HOWELL — Eight student teachers from Taiwan recently had an opportunity to experience American education and to share their cultural traditions at Saint Veronica School in Howell.

From March 23 to May 8, students from National Taipei University in Taiwan participated in an internship that began with them visiting Saint Veronica School as teaching observers in several classrooms.

The students traveled to the United States through the International Center for Language Studies, Washington, D.C., according to Principal Sister Cherree Power. The center offers internships in the United States to meet the needs of international, national and local communities.

“The director of global education at Georgian Court University in Lakewood got in contact with a professor from National Taipei University through this program to get students who were preparing to be elementary school and English as a second language teachers,” Power said.

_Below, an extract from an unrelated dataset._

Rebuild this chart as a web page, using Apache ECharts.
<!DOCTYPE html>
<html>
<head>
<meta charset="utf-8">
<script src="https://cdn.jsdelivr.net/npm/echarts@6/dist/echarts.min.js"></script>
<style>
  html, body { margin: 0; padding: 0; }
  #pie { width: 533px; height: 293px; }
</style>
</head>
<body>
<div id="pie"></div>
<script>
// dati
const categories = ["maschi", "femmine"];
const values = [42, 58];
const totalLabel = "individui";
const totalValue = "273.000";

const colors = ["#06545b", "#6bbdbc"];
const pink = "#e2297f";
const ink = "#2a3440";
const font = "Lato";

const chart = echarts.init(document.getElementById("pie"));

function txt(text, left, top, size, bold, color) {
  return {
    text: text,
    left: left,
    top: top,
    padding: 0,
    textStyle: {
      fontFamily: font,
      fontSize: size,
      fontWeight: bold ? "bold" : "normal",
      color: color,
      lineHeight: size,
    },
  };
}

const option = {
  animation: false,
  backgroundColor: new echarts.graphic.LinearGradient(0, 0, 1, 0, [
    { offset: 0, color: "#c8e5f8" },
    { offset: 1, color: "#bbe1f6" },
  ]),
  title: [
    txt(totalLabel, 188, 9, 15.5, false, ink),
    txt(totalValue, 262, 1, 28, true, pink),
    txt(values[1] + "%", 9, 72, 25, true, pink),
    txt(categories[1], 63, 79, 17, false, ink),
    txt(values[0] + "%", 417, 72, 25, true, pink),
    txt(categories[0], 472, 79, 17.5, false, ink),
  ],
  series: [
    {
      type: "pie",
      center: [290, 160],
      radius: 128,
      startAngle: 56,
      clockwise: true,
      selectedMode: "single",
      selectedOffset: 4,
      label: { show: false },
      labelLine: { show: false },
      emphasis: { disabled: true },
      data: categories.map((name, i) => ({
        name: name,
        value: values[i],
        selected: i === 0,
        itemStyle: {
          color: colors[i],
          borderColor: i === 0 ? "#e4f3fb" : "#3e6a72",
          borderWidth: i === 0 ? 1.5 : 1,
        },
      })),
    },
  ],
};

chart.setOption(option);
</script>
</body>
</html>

According to Power, the students from Taiwan were coming to America to learn more about the nation’s school system and culture, and to provide a classroom lesson to the Saint Veronica School pupils by sharing their Taiwanese culture.

Prior to the arrival of the Taiwanese students, the Saint Veronica School pupils were nervous about the experience, according to Power.

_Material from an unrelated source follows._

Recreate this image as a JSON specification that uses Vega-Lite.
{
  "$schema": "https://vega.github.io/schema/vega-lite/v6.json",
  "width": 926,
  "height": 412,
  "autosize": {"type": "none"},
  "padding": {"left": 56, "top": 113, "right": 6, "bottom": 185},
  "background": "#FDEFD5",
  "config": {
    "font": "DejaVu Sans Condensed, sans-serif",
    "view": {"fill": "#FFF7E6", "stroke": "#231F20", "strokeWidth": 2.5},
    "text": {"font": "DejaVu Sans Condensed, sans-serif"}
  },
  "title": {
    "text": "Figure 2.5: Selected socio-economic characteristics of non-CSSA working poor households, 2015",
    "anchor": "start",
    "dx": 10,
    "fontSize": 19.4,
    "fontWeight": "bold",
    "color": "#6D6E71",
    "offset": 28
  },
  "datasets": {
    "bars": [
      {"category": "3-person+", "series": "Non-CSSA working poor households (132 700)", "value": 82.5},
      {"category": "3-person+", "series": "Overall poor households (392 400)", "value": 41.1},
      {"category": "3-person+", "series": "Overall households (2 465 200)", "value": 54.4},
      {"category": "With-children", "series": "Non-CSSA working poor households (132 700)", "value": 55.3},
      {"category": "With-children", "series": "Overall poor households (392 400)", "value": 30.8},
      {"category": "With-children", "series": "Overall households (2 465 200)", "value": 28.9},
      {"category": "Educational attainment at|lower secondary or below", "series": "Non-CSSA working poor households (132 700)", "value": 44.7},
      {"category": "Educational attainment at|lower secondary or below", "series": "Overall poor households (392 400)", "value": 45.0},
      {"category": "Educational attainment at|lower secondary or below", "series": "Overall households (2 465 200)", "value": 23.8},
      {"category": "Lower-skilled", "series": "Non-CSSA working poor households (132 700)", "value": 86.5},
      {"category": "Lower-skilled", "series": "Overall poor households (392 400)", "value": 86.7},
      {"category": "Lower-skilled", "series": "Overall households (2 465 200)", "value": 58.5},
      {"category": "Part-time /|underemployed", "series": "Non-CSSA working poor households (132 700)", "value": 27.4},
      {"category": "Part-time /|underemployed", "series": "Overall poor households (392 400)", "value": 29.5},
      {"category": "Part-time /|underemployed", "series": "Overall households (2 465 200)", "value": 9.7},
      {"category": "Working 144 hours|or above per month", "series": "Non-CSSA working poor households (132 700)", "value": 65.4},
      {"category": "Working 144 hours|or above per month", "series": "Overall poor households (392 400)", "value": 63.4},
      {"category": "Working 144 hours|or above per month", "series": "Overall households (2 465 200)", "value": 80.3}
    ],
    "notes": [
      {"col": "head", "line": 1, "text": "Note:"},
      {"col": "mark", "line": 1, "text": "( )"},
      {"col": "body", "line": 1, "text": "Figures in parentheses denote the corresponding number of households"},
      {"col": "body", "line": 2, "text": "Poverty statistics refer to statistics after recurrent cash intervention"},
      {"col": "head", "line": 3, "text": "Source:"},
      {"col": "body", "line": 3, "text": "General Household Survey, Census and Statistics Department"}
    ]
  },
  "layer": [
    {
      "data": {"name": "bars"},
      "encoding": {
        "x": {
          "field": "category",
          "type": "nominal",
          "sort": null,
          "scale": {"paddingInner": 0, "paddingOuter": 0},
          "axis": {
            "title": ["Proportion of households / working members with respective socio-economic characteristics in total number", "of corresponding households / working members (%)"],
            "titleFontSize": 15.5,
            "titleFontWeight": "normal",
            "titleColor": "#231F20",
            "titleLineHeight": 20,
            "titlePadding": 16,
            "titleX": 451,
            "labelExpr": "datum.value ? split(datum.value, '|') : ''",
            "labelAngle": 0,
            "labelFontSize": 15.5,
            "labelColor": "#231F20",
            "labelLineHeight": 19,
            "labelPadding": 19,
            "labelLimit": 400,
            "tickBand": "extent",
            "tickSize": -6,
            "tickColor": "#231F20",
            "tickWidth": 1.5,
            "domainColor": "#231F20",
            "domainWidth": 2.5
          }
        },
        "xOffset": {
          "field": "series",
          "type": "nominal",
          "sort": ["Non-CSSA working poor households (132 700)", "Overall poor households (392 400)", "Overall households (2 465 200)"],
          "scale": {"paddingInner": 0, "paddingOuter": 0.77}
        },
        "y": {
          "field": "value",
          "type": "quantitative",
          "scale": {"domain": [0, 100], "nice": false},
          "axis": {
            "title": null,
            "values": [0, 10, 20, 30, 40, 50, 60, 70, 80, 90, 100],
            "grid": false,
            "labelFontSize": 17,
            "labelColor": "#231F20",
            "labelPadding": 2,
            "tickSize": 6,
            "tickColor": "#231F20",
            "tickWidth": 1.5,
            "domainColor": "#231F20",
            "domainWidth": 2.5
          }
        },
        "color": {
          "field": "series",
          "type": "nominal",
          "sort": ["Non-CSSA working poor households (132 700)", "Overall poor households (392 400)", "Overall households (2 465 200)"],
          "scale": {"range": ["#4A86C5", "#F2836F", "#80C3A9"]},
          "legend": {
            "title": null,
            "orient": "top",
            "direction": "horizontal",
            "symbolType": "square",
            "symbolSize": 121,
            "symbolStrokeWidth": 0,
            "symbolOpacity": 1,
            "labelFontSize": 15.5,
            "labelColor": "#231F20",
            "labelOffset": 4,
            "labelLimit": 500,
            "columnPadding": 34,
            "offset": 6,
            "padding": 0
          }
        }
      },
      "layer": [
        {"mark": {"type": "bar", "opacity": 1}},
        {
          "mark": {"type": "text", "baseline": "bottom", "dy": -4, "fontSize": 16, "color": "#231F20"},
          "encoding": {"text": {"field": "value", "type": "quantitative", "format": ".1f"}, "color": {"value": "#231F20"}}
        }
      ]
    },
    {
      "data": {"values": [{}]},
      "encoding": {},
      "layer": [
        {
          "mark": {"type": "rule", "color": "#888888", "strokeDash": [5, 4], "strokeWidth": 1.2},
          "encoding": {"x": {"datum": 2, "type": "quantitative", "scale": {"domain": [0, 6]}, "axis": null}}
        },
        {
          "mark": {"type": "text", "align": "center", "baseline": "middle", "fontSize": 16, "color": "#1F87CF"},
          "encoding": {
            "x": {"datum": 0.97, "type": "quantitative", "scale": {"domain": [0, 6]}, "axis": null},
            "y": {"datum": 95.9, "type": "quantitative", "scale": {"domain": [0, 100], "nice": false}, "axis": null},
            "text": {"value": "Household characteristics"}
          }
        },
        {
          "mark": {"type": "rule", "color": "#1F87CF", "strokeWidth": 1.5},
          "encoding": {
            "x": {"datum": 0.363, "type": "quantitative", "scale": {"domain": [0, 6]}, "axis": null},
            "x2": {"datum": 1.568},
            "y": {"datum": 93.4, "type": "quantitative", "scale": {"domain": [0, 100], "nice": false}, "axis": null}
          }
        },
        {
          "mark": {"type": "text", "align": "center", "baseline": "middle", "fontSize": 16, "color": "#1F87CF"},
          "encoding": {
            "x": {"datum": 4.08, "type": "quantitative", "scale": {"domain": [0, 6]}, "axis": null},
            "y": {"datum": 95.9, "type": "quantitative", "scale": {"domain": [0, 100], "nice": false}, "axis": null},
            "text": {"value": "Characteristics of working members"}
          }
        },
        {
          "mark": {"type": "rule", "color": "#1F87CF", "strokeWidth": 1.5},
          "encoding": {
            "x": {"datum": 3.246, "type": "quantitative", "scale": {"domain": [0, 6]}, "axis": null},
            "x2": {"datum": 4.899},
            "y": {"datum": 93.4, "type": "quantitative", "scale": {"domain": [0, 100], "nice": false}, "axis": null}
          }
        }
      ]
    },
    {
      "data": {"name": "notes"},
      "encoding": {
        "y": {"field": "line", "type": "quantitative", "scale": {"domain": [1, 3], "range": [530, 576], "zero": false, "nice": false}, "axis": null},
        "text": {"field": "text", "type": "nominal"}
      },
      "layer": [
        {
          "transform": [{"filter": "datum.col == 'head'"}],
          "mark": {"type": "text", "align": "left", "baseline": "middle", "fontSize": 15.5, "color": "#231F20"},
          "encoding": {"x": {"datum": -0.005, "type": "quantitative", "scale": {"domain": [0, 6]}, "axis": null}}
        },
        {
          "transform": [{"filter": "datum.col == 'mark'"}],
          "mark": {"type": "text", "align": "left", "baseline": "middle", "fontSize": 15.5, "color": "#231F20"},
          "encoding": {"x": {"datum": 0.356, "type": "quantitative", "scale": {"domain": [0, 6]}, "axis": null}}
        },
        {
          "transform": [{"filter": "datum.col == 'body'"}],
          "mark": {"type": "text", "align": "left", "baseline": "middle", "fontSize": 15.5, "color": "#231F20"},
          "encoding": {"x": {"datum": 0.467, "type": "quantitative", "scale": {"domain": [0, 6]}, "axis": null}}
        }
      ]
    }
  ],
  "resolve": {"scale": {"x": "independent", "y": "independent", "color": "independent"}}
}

“The students were excited, but also apprehensive at first because they did not know if they would be able to effectively communicate with the Taiwanese students. … As soon as the interns came it was relaxed and an instant connection was made,” she said.

While the visitors practiced their teaching and communication skills with the Saint Veronica School pupils, they also shared their culture with them, which is something that many of the children will never forget, according to Power.

“The interns taught them traditions like Chinese paper cutting and how to eat with chopsticks. They cooked dumplings for our students, which the children loved to get an actual taste of Taiwanese culture. During gym class, the students played a game that is popular in Taiwan called jianzi, which involves keeping an object in the air for as long as possible,” she said.

At the end of the experience, the interns told school administrators the experience was memorable and something they would never forget, according to Power.

“The interns loved being here and some even said our school made them feel like family,” Power said.

In their observations, the Taiwanese guests noticed several differences between American and Taiwanese teaching, according to the principal.

“The interns loved that at Saint Veronica, teachers would interact with students on an individual basis, while in Taiwan the teacher would focus on students as a whole and there is more of a competition between students.

“The interns learned how to make lesson plans, work with technology, even though they were already tech savvy, and they even came as chaperones to some of the kids’ school dances,” Power said.

She said the interns have remained in touch even as they have moved on.

“Saying goodbye was very difficult and even included some tears from students … It was great to have the interns and we would welcome them again in the future,” Power said.